Re: fit a BinomialDistribution to exptl data?
- To: mathgroup at smc.vnet.net
- Subject: [mg80466] Re: fit a BinomialDistribution to exptl data?
- From: dh <dh at metrohm.ch>
- Date: Thu, 23 Aug 2007 01:04:58 -0400 (EDT)
- References: <fagso0$8ad$1@smc.vnet.net>
Hi Gordon,
FindFit will fit functions that depend on continuous parameters. n is a
discrete parameter. Mathematica choose to give a step function for non-integer
n, however, FindFit will fail because small change in n will mostly not
change the function value. Therefore, what you can do is to replace
CDF[..] by a function that is not a step function in n, e.g.:
myFun[n_,p_,k_]:=CDF[BinomialDistribution[Floor[n],pp],k]+(CDF[BinomialDistribution[Ceiling[n],pp],k]-CDF[BinomialDistribution[Floor[n],pp],k])(n-Floor[n])

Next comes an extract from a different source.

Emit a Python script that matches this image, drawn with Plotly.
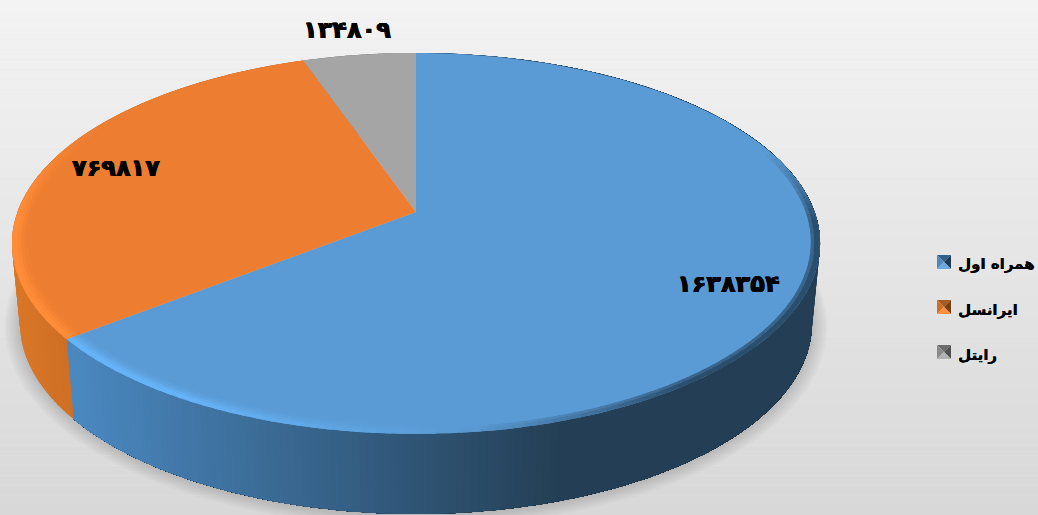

this is certainly not tuned for speed, but will make FindFit happy.
hope this helps, Daniel
Gordon Robertson wrote:
> Given a list of data values, or a list of x-y data points for
> plotting the data as an empirical distribution function, how can I
> fit a BinomialDistribution to the data? The help documentation for
> FindFit shows examples in which the user indicates which function
> should be fit (e.g. FindFit[data, a x Log[b + c x], {a, b, c}, x]),
> and I've been unable to find an example in which a statistical
> distribution is being fit to data. Mathematica complains when I try the
> following with an xy list of data that specified an EDF: FindFit
> [xyvals, CDF[BinomialDistribution[n, pp], k], {n, pp}, k].
>
> G
> --
> Gordon Robertson
> Canada's Michael Smith Genome Sciences Centre
> Vancouver BC Canada
>
>